5. Finish Cloudflare configuration

  1. Go back to Cloudflare. If you had previously Paused Cloudflare, go back to Advanced Actions > Enable Cloudflare on site.
  2. Go to ghostblog.com > DNS > Add record:
    • Type: A
    • Name: www
    • IPv4 address: your Google Cloud external IP address
    • Proxy status: Proxied
  3. Edit the other A record to change Proxy status to Proxied.
  4. Go to ghostblog.com > SSL/TLS > Overview and change SSL/TLS encryption mode to Full.

6. Create maintenance scripts

Enable Ghost auto-start

Sometimes virtual machines restart by themselves. Create this cron job so that whenever the virtual machine restarts, Ghost does, too.

  1. From the home directory of service_account, run:

    crontab -e
    

    and press 1 to select Nano as your text editor.

  2. Paste the following into the cronfile:

    @reboot cd /var/www/ghost && /usr/bin/ghost start
    

Create update script

Create a single bash script that updates Ghost and all its dependencies.

  1. Create an update script in the home directory of service_account:

    cd && sudo nano update-ghost.sh
    
  2. Paste the following text into the update script:

    #!/bin/bash
    
    sudo apt update && sudo apt -y upgrade
    sudo apt clean && sudo apt autoclean && sudo apt autoremove
    sudo npm install -g npm@latest
    cd /var/www/ghost
    sudo npm install -g ghost-cli@latest
    sudo find ./ ! -path "./versions/*" -type f -exec chmod 664 {} \;
    ghost backup
    ghost stop
    ghost update
    ghost start
    ghost ls
    
  3. Make it executable:

    sudo chown service_account:service_account update-ghost.sh
    sudo chmod 775 update-ghost.sh
    
  4. Now every time you want to update Ghost in the future, SSH to the virtual machine, then

    su - service_account
    ./update-ghost.sh
    

    Note that ghost backup requires your Ghost admin credentials.

Congratulations!

At this point you should have a working self-hosted Ghost blog. Updates aside, you should be working from the https://ghostblog.com/ghost control panel from now on.


Contribute

This walkthrough last worked for me in September 2023. If you spot errors, vulnerabilities, or potential improvements, please do open a pull request on this blog post!

Changelog

  • 2023-12-30: Simplify creation process of service_account user.
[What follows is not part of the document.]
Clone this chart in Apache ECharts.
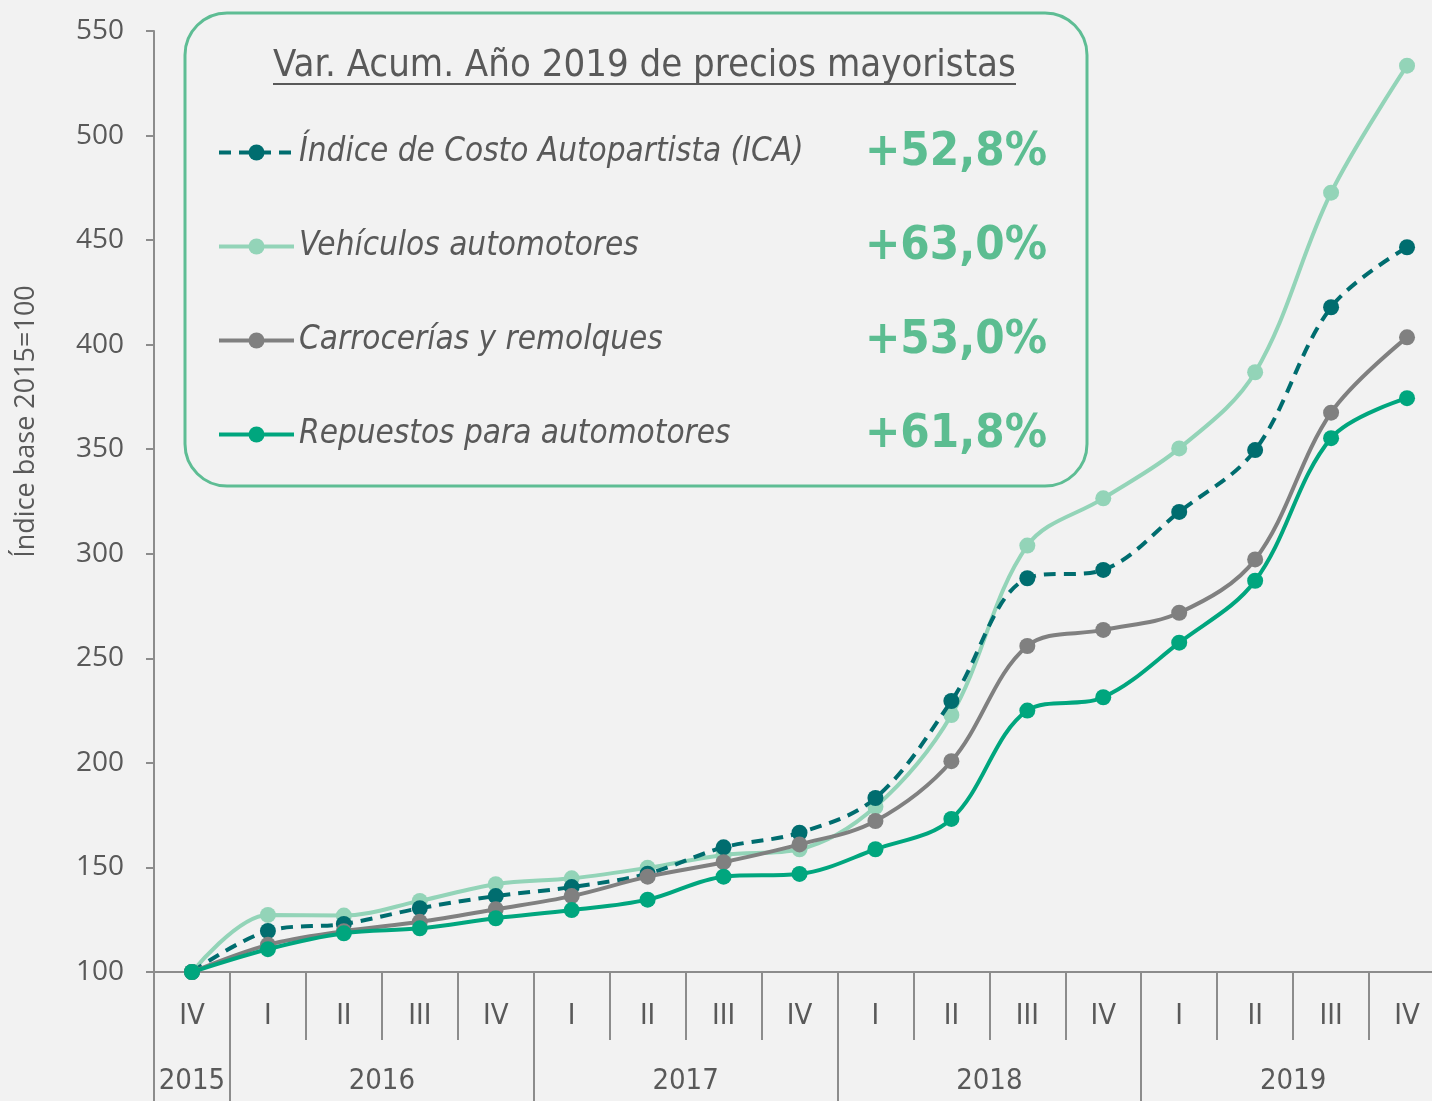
<!DOCTYPE html>
<html>
<head>
<meta charset="utf-8">
<script src="https://cdn.jsdelivr.net/npm/echarts@6/dist/echarts.min.js"></script>
<style>
html,body{margin:0;padding:0;background:#f2f2f2;}
#c{width:1432px;height:1101px;}
</style>
</head>
<body>
<div id="c"></div>
<script>
// ---- data ----
var quarters = ['IV','I','II','III','IV','I','II','III','IV','I','II','III','IV','I','II','III','IV'];
var years = ['2015','2016','2017','2018','2019'];
var yearSpans = [1,4,4,4,4];
var yTicks = [100,150,200,250,300,350,400,450,500,550];

var seriesNames = ['Índice de Costo Autopartista (ICA)','Vehículos automotores','Carrocerías y remolques','Repuestos para automotores'];
var seriesPct = ['+52,8%','+63,0%','+53,0%','+61,8%'];

var ica  = [100,119.6,123,130.5,136.3,140.6,147,159.6,166.6,183.2,229.6,288.3,292.3,320,349.6,417.9,446.6];
var veh  = [100,127.3,127,134,142,144.8,149.8,156,158.7,179,222.9,303.9,326.5,350.4,386.8,472.7,533.4];
var carr = [100,113,119.5,124,130,136.3,145.6,152.5,161,172.2,200.8,255.9,263.6,271.8,297.3,367.5,403.5];
var rep  = [100,110.9,118.5,120.9,125.7,129.6,134.6,145.6,146.9,158.7,173.2,225,231.4,257.5,287.1,355.3,374.4];

var colors = ['#006d6f','#93d4b8','#808080','#00a67e'];
var seriesData = [ica, veh, carr, rep];

// ---- derived ----
var bounds = [0];
yearSpans.forEach(function(s){ bounds.push(bounds[bounds.length-1] + s); });
var yearCenters = [];
for (var i = 0; i < years.length; i++) yearCenters.push((bounds[i] + bounds[i+1]) / 2);

var narrow = '"Liberation Sans Narrow","DejaVu Sans Condensed",sans-serif';
var axisColor = '#8c8c8c';
var textColor = '#595959';

var chart = echarts.init(document.getElementById('c'), null, {renderer:'canvas'});

var series = seriesData.map(function(d, i){
  return {
    name: seriesNames[i],
    type: 'line',
    data: d,
    smooth: 0.35,
    symbol: 'circle',
    symbolSize: 16,
    z: [3,2,4,5][i],
    lineStyle: { color: colors[i], width: 4, type: i === 0 ? [12, 8] : 'solid' },
    itemStyle: { color: colors[i] },
    xAxisIndex: 0
  };
});

var option = {
  backgroundColor: '#f2f2f2',
  animation: false,
  grid: { left: 154, width: 1291, top: 31, height: 941, outerBoundsMode: 'none', containLabel: false },
  xAxis: [
    {
      type: 'category',
      data: quarters,
      boundaryGap: true,
      position: 'bottom',
      axisLine: { show: true, lineStyle: { color: axisColor, width: 2 } },
      axisTick: { show: true, interval: 0, length: 68, lineStyle: { color: axisColor, width: 2 } },
      axisLabel: { interval: 0, margin: 30, fontFamily: narrow, fontSize: 29, color: textColor }
    },
    {
      type: 'value',
      min: 0,
      max: quarters.length,
      position: 'bottom',
      offset: 68,
      axisLine: { show: false },
      splitLine: { show: false },
      axisTick: { show: true, customValues: bounds, length: 70, lineStyle: { color: axisColor, width: 2 } },
      axisLabel: {
        customValues: yearCenters,
        margin: 27,
        fontFamily: narrow, fontSize: 29, color: textColor,
        formatter: function(v){
          for (var i = 0; i < yearCenters.length; i++) if (Math.abs(yearCenters[i] - v) < 1e-6) return years[i];
          return '';
        }
      }
    }
  ],
  yAxis: {
    type: 'value',
    min: 100, max: 550, interval: 50,
    name: 'Índice base 2015=100',
    nameLocation: 'middle',
    nameGap: 114,
    nameTextStyle: { fontFamily: '"Open Sans",sans-serif', fontSize: 27, color: textColor, padding: [0,0,0,160] },
    axisLine: { show: true, lineStyle: { color: axisColor, width: 2 } },
    axisTick: { show: true, length: 8, lineStyle: { color: axisColor, width: 2 } },
    splitLine: { show: false },
    axisLabel: { margin: 30, fontFamily: '"Open Sans",sans-serif', fontSize: 28, color: textColor,
      customValues: yTicks }
  },
  legend: {
    orient: 'vertical',
    left: 185, top: 13,
    padding: [116, 40, 28, 32],
    itemGap: 47,
    itemWidth: 75, itemHeight: 20,
    borderColor: '#5ebd94', borderWidth: 3, borderRadius: 42,
    backgroundColor: 'transparent',
    lineStyle: { width: 4 },
    data: seriesNames,
    formatter: function(name){
      var i = seriesNames.indexOf(name);
      return '{n|' + name + '}{v|' + seriesPct[i] + '}';
    },
    textStyle: {
      rich: {
        n: { fontFamily: narrow, fontStyle: 'italic', fontSize: 33, color: textColor, width: 573 },
        v: { fontFamily: narrow, fontWeight: 'bold', fontSize: 47, color: '#5cbd91', width: 175, align: 'right' }
      }
    }
  },
  graphic: [
    { type: 'text', left: 273, top: 47, style: { text: 'Var. Acum. Año 2019 de precios mayoristas', fontFamily: narrow, fontSize: 38, fill: textColor } },
    { type: 'line', shape: { x1: 273, y1: 84, x2: 1016, y2: 84 }, style: { stroke: textColor, lineWidth: 2 } }
  ],
  series: series
};
chart.setOption(option);
</script>
</body>
</html>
  • 2023-09-10: Update Nodejs installation instructions to install v18, as recommended by Ghost.

  • 2023-08-10: Add cron job to auto-start Ghost upon VM restart. Thanks to Daniel Raffel for the contribution!
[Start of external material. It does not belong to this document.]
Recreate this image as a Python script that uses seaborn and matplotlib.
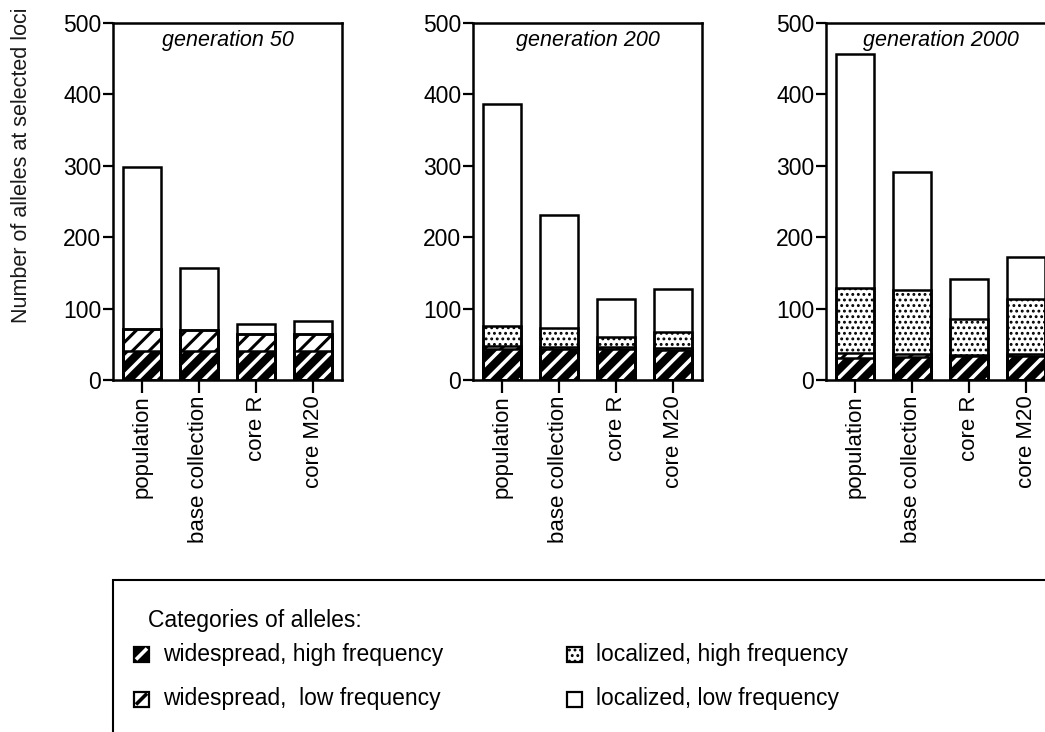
import numpy as np
import pandas as pd
import matplotlib
matplotlib.use("Agg")
import matplotlib.pyplot as plt
import seaborn as sns
from matplotlib.patches import Rectangle
from matplotlib.lines import Line2D

# ---------------- data ----------------
categories = ["population", "base collection", "core R", "core M20"]
generations = ["generation 50", "generation 200", "generation 2000"]
yticks = [0, 100, 200, 300, 400, 500]

wide_high_50 = [40, 40, 41, 41]
wide_low_50 = [32, 30, 23, 24]
local_high_50 = [0, 0, 0, 0]
local_low_50 = [226, 87, 15, 18]

wide_high_200 = [44, 43, 43, 42]
wide_low_200 = [3, 3, 3, 3]
local_high_200 = [29, 27, 14, 22]
local_low_200 = [310, 158, 53, 61]

wide_high_2000 = [31, 32, 33, 34]
wide_low_2000 = [7, 5, 2, 2]
local_high_2000 = [91, 89, 51, 77]
local_low_2000 = [328, 165, 55, 59]

legend_title = "Categories of alleles:"
legend_labels = ["widespread, high frequency", "widespread,  low frequency",
                 "localized, high frequency", "localized, low frequency"]

panels = [
    (wide_high_50, wide_low_50, local_high_50, local_low_50),
    (wide_high_200, wide_low_200, local_high_200, local_low_200),
    (wide_high_2000, wide_low_2000, local_high_2000, local_low_2000),
]

# ---------------- style ----------------
sns.set_style("ticks")
plt.rcParams["font.family"] = ["Liberation Sans", "DejaVu Sans"]
plt.rcParams["hatch.linewidth"] = 2.2
plt.rcParams["text.color"] = "black"
plt.rcParams["axes.labelcolor"] = "black"

W, H = 1045, 732
fig = plt.figure(figsize=(W / 100, H / 100), dpi=100)


def axrect(x0, top, w, h):
    return [x0 / W, 1 - (top + h) / H, w / W, h / H]


lefts = [113, 473, 826]
BW = 0.66

for left, gen, (wh, wl, lh, ll) in zip(lefts, generations, panels):
    ax = fig.add_axes(axrect(left, 23, 229, 357))
    wh = np.array(wh)
    wl = np.array(wl)
    lh = np.array(lh)
    ll = np.array(ll)
    c1 = wh
    c2 = wh + wl
    c3 = wh + wl + lh
    c4 = wh + wl + lh + ll
    layers = [
        (c4, "white", "white", None, 2.2),
        (c3, "white", "black", "...", 1.3),
        (c2, "white", "black", "//", 2.2),
        (c1, "black", "white", "//", 2.6),
    ]
    for vals, fc, ec, hatch, hlw in layers:
        df = pd.DataFrame({"cat": categories, "val": vals})
        n0 = len(ax.patches)
        with plt.rc_context({"hatch.linewidth": hlw}):
            sns.barplot(data=df, x="cat", y="val", ax=ax, color=fc,
                        saturation=1, edgecolor=ec, hatch=hatch, linewidth=0,
                        width=BW, errorbar=None)
        for p in ax.patches[n0:]:
            if hasattr(p, "set_hatch_linewidth"):
                p.set_hatch_linewidth(hlw)
    for vals in [c4, c3, c2, c1]:
        df = pd.DataFrame({"cat": categories, "val": vals})
        sns.barplot(data=df, x="cat", y="val", ax=ax, fill=False,
                    color="black", linewidth=1.8, width=BW, errorbar=None)

    ax.set_xlim(-0.5, 3.5)
    ax.set_ylim(0, 500)
    ax.set_yticks(yticks)
    ax.set_xlabel("")
    ax.set_ylabel("")
    for s in ax.spines.values():
        s.set_visible(True)
        s.set_linewidth(1.8)
        s.set_color("black")
    ax.tick_params(axis="y", length=7.5, width=1.6, labelsize=16.5, pad=1,
                   colors="black")
    ax.tick_params(axis="x", length=9, width=1.6, labelsize=16, pad=2,
                   labelrotation=90, colors="black")
    ax.text(0.5, 0.95, gen, transform=ax.transAxes, ha="center", va="center",
            style="italic", fontsize=15.5, color="black")

fig.text(22 / W, 1 - 165 / H, "Number of alleles at selected loci",
         rotation=90, ha="center", va="center", fontsize=15.5,
         color="#1a1a1a")

# ---------------- legend box ----------------
fig.add_artist(Rectangle((113 / W, 1 - 800 / H), 1000 / W, (800 - 580) / H,
                         transform=fig.transFigure, fill=False, lw=1.5,
                         edgecolor="black"))
fig.text(148 / W, 1 - 620 / H, legend_title, ha="left", va="center",
         fontsize=16.5)

S = 15
entries = [
    (134, 654, "black", "white", None),
    (134, 699, "white", "black", None),
    (567, 654, "white", "black", "..."),
    (567, 699, "white", "black", None),
]
stripes = ["white", "black", None, None]
for (x, y, fc, ec, hatch), stripe, lab in zip(entries, stripes, legend_labels):
    x0, y0 = x / W, 1 - (y + S / 2) / H
    with plt.rc_context({"hatch.linewidth": 1.3}):
        r = Rectangle((x0, y0), S / W, S / H, transform=fig.transFigure,
                      facecolor=fc, edgecolor=ec, hatch=hatch, lw=0)
    if hasattr(r, "set_hatch_linewidth"):
        r.set_hatch_linewidth(1.3)
    fig.add_artist(r)
    if stripe is not None:
        fig.add_artist(Line2D([x0 + 2 / W, x0 + (S - 2) / W],
                              [y0 + 2 / H, y0 + (S - 2) / H],
                              transform=fig.transFigure, color=stripe,
                              lw=2.6, solid_capstyle="butt"))
    fig.add_artist(Rectangle((x0, y0), S / W, S / H,
                             transform=fig.transFigure, fill=False,
                             edgecolor="black", lw=1.6))
    fig.text((x + 29) / W, 1 - y / H, lab, ha="left", va="center",
             fontsize=16.5)

fig.savefig("out.png", dpi=100)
  • 2023-08-06: Revise instructions to set MySQL root password. Thanks to Shehroz Alam on Linuxhint.

  • 2023-05: Add update Ghost CLI command to update-ghost.sh.

  • 2023-03: Replace SQLite with MySQL, Caddy with NGINX, and Docker with Ghost CLI. Add update script for easier maintenance.

    Ghost v5.0+ introduced a breaking change: it would drop support for all databases except MySQL 8.

    Consequently, the previous setup instructions broke. Months after v5.0, the unofficial Ghost Docker images were still configured for SQLite3, and I didn’t have the bandwidth to figure out how MySQL factored in to the Docker setup. When I learned that Ghost installed via the Ghost CLI could take care of SSL certificate renewals, I was more than happy to bring this walkthrough closer to the official Ghost installation instructions for Ubuntu and its recommended stack.

    Later, after I got the CLI-based installation working, I considered recreating this setup using a Dockerfile. But MySQL uses much more RAM than SQLite, occasionally hitting the 1GB ceiling during relatively intensive operations, such as sending out newsletters. Adding Docker back into the mix would likely consume even more memory.

    The updated version of this walkthrough draws from Ghost’s official documentation and Norbert Hunyadi’s Mailgun config snippet. Curiositry’s tutorial on hosting Ghost on Fly.io’s free tier and Cyberjunky’s Ghost v5.0 + Caddy walkthrough were also immensely helpful, though I didn’t go in those directions in the end.

  • 2022-01: Initial post. This walkthrough owes a debt of gratitude to The Applied Architect’s Ghost on Google Cloud tutorial and Brian Burroughs’ Ghost + Caddy tutorial, which helped me piece together the deployment process.